Here's what moves the needle for a trades business:
A single, fast, professional page that covers: who you are, what you do, where you work, how to contact you, and proof that you're good at it (photos of your work, a few testimonials, your license number). That's it.
Google Business Profile set up and connected to your site. This is how you show up in the map results. It's free. It takes 20 minutes. Most contractors either don't have one or haven't claimed theirs.
A phone number that's clickable on mobile. Sounds obvious, but you'd be surprised how many contractor sites bury the number or make it an image you can't tap to call. When someone needs you, calling should be one tap.
Everything else is a bonus. Get these three things right and you're ahead of 80% of your local competition.

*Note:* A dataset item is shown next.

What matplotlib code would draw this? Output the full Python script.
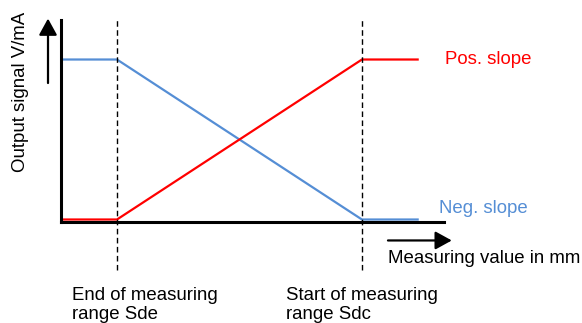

Why most contractor websites fail
Here's the pattern we see constantly. A contractor knows they need a website, so they go to Wix or GoDaddy or some website builder. They spend a weekend picking a template, uploading a logo, and writing some copy. It looks... fine. Generic. Like every other template site. Then they never touch it again.
Six months later, they wonder why it's not generating leads. The answer: it's slow (template sites are bloated with code), it's not optimized for local search (no one told them about schema markup or local SEO), and it looks exactly like 500 other contractor sites using the same template.
The other failure mode: paying a "web design agency" $5,000-$10,000 and then $150/month for hosting and "maintenance" that amounts to absolutely nothing. You're paying rent on a digital storefront that should have been a one-time purchase.
The bottom line
Your skills haven't changed. Your work ethic hasn't changed. What's changed is how people find you. And right now, the contractor with the better Google presence is getting the calls — not because they're better at the job, but because they're easier to find.
The fix isn't complicated. It isn't expensive. And every week you put it off is another week of calls going to someone else.